Paper covers rock, but it can also buy your way into it. As revealed in Jann Wenner’s new course correct of a memoir, Like a Rolling Stone, the music-magazine demiurge and Rock & Roll Hall of Fame co-founder appears to harbor some anger about Irving Azoff getting inducted into the Hall in 2020, the year after Wenner retired as chairman. While Wenner doesn’t directly use Azoff’s name, his timeline and descriptors don’t make any attempts to be coy. (We’ve reached out to both Wenner and Azoff for comment and will update when we hear back.)

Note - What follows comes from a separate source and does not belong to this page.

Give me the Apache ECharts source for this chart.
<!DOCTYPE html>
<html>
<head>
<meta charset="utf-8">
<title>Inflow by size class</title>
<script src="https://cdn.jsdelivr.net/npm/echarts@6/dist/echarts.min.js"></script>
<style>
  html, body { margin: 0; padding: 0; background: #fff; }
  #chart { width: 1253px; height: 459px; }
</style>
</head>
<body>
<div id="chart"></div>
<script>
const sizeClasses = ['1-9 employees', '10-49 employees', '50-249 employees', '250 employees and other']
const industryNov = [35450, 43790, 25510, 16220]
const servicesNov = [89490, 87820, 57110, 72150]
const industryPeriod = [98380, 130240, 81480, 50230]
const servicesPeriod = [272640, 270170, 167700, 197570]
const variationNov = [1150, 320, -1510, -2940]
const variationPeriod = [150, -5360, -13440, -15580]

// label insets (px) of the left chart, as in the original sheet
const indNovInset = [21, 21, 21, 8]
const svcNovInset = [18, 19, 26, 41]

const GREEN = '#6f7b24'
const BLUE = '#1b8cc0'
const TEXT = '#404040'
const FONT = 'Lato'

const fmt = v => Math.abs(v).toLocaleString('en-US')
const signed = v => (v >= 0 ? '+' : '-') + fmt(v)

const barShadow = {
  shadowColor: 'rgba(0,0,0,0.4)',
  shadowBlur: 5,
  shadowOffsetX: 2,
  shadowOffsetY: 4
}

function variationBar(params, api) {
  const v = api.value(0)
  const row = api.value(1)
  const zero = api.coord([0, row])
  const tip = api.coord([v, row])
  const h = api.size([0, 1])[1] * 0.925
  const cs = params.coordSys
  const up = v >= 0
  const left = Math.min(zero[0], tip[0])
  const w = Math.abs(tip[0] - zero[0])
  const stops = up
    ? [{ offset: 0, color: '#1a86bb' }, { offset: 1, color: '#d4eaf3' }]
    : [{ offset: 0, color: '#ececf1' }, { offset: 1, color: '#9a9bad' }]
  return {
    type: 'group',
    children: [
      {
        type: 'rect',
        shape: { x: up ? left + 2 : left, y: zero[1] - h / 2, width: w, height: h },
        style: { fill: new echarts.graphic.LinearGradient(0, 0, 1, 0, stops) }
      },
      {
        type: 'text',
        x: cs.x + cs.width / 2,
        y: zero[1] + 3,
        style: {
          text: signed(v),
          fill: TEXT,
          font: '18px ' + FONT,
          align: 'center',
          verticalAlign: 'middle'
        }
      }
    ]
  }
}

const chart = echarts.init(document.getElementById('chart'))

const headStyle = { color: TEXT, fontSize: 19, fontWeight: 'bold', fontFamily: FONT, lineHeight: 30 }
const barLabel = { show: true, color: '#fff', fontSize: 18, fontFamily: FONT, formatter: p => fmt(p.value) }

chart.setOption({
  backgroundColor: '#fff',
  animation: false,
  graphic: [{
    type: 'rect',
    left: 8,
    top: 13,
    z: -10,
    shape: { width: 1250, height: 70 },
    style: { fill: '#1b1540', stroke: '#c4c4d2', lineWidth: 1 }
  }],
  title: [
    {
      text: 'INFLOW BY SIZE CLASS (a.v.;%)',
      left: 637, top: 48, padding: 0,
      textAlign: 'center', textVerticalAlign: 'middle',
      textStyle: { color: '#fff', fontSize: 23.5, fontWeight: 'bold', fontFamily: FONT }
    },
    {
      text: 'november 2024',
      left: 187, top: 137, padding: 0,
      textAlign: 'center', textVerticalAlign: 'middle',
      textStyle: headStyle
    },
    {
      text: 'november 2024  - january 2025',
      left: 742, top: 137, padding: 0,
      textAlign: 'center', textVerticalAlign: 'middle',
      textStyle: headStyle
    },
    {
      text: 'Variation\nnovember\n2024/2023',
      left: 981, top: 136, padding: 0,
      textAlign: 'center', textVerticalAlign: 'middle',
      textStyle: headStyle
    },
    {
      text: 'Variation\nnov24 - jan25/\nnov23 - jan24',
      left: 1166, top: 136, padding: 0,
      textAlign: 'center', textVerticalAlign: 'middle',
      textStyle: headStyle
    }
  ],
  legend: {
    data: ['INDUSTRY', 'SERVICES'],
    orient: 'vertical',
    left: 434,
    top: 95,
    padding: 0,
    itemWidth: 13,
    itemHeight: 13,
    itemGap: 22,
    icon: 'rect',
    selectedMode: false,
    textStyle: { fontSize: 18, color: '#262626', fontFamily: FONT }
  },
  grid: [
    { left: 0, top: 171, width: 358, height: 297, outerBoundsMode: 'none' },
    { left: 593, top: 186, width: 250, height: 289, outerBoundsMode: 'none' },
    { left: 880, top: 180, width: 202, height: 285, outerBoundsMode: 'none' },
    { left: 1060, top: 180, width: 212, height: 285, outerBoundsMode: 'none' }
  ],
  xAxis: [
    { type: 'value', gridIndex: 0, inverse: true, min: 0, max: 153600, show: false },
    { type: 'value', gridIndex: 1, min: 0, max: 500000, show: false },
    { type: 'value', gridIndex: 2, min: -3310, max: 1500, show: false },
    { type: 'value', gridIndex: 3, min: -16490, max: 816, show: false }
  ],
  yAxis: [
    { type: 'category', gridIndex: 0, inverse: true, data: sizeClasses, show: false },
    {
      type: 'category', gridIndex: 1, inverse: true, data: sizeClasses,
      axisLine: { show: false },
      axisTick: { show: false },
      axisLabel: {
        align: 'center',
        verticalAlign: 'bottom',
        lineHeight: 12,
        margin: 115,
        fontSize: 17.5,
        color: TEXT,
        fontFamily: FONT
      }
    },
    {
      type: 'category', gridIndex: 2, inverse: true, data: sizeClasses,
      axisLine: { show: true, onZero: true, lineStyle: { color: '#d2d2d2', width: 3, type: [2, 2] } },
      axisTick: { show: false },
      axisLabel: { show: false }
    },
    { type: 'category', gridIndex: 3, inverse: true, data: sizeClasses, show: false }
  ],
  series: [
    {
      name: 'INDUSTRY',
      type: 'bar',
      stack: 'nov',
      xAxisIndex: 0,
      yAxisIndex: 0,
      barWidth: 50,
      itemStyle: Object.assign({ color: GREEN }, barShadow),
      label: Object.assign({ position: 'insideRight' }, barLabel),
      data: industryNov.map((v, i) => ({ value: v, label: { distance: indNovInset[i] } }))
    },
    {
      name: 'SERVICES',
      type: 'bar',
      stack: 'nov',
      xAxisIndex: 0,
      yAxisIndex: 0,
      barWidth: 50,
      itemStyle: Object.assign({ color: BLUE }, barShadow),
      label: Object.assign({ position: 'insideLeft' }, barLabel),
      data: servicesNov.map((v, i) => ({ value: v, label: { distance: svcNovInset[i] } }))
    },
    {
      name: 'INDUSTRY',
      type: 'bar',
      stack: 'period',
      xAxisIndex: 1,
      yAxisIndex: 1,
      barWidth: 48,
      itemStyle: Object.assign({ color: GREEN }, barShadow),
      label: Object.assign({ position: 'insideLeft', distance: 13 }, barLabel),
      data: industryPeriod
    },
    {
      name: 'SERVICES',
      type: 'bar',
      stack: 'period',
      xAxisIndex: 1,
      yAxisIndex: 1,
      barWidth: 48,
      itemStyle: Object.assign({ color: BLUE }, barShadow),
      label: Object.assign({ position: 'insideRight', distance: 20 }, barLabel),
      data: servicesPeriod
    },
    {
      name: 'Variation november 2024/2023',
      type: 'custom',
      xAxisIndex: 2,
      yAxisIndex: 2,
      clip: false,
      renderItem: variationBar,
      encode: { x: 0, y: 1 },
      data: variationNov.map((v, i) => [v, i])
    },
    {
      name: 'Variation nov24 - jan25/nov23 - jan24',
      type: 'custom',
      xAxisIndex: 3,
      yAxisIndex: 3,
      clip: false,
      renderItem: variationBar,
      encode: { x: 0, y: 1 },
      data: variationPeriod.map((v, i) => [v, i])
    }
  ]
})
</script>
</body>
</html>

Wenner writes that this vexation occurred after entertainment exec John Sykes, an “old friend” and fellow music fanatic, took over the role of the Hall’s chairman in late 2019, which allowed Sykes to guide the selection of the 2020 class. Along with the induction of established performers such as the Doobie Brothers, Nine Inch Nails, and Whitney Houston, Azoff was the recipient of the Ahmet Ertegun Award for industry professionals that year, with the Hall christening him “the ultimate rock manager.” Wenner likens the induction to an unworthy sneak attack:
My only worry was the pressure to compromise the integrity of the nominating and voting. I should have known better; I should have played the game better, seen people a little more cynically than my nature allowed. As soon as I resigned, I was told that one of the business executives on the board was going to be inducted. I had not heard of a single contribution this individual had made to the creative side of music, which was the explicit criterion. But he had accumulated influence and wealth. It was done behind my back. That was fast.

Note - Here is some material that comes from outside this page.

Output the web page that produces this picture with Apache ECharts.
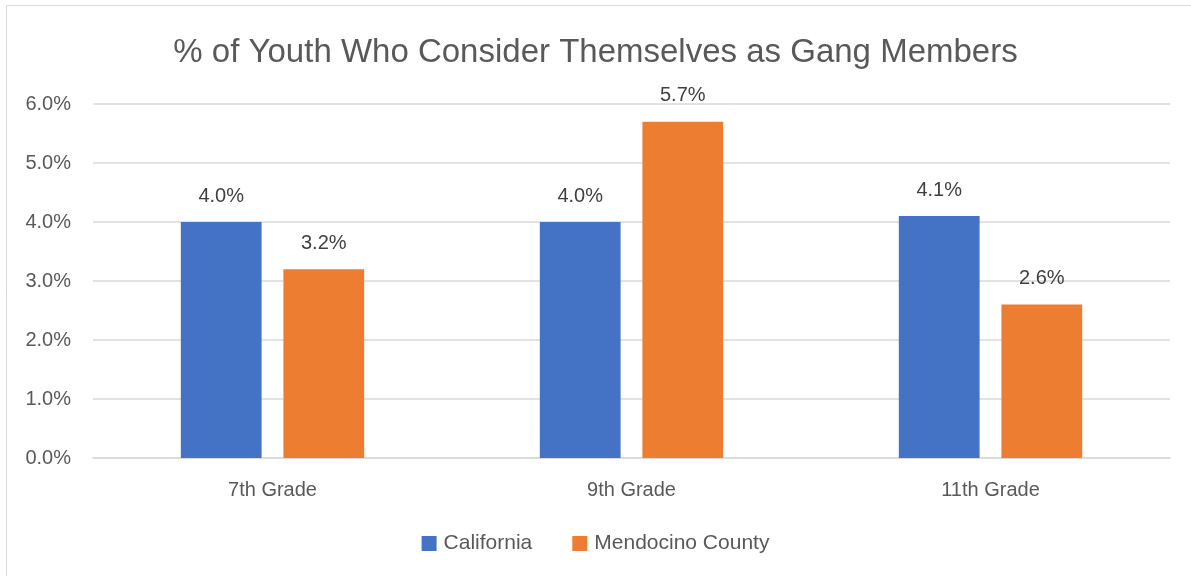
<!DOCTYPE html>
<html><head><meta charset="utf-8">
<script src="https://cdn.jsdelivr.net/npm/echarts@6/dist/echarts.min.js"></script>
<style>html,body{margin:0;padding:0;background:#fff}#c{width:1191px;height:576px}</style>
</head><body><div id="c"></div>
<script>
const categories = ['7th Grade', '9th Grade', '11th Grade'];
const california = [4.0, 4.0, 4.1];
const mendocino = [3.2, 5.7, 2.6];
const seriesNames = ['California', 'Mendocino County'];
const titleText = '% of Youth Who Consider Themselves as Gang Members';
const FONT = 'Liberation Sans, Arial, sans-serif';
const chart = echarts.init(document.getElementById('c'));
const lbl = {show:true, position:'top', distance:16, color:'#404040', fontSize:20, fontFamily:FONT, formatter: p => p.value.toFixed(1) + '%'};
chart.setOption({
  animation:false,
  graphic:[{type:'rect', shape:{x:6.5,y:5.5,width:1300,height:700}, style:{fill:null, stroke:'#d9d9d9', lineWidth:1}, silent:true}],
  title:{text:titleText, left:'center', top:31, textStyle:{color:'#595959', fontSize:33, fontWeight:'normal', fontFamily:FONT}},
  legend:{bottom:17, left:'center', itemWidth:15, itemHeight:15, itemGap:40, icon:'rect', textStyle:{color:'#595959', fontSize:21, fontFamily:FONT, padding:[0,0,0,2]}, data:seriesNames},
  grid:{left:93, right:21, top:104, bottom:118, containLabel:false},
  xAxis:{type:'category', data:categories, axisTick:{show:false}, axisLine:{lineStyle:{color:'#d9d9d9', width:1.5}}, axisLabel:{color:'#595959', fontSize:20, fontFamily:FONT, margin:22}},
  yAxis:{type:'value', min:0, max:6, interval:1, axisLabel:{color:'#595959', fontSize:20, fontFamily:FONT, margin:22, formatter: v => v.toFixed(1) + '%'}, splitLine:{lineStyle:{color:'#d9d9d9', width:1.5}}, axisLine:{show:false}, axisTick:{show:false}},
  series:[
    {name:seriesNames[0], type:'bar', data:california, itemStyle:{color:'#4472C4'}, barWidth:'22.5%', barGap:'27%', barCategoryGap:'48.7%', label:lbl},
    {name:seriesNames[1], type:'bar', data:mendocino, itemStyle:{color:'#ED7D31'}, barWidth:'22.5%', label:lbl}
  ]
});
</script></body></html>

Azoff, perhaps best known for managing the Eagles, is currently the chairman of his family-run Full Stop Management and Global Music Rights. Prior to that, he was the chairman and CEO of your most-loathed concert provider, Ticketmaster Entertainment, as well as the chairman of Live Nation Entertainment. He is very, very rich and, indeed, had been a Rock Hall board member for several years prior to his induction. That year’s other Ahmet Ertegun Award recipient, the producer and critic Jon Landau, is written about quite warmly by Wenner throughout his memoir; they had been peers and collaborators since the 1960s. “He had helped me put together Rolling Stone when he was a college kid,” Wenner reminisced, “and had been my longtime éminence grise and counselor on the Hall of Fame as well.”
For performers who have yet to be inducted into the Rock Hall, Wenner admits that Warren Zevon has been frequently brought up by others as a glaring oversight. Recently, Jackson Browne told him, “I owed it to him to put Warren Zevon into the Hall of Fame,” a statement Vulture wants to 100 percent endorse, ideally over a game of pool at the bar.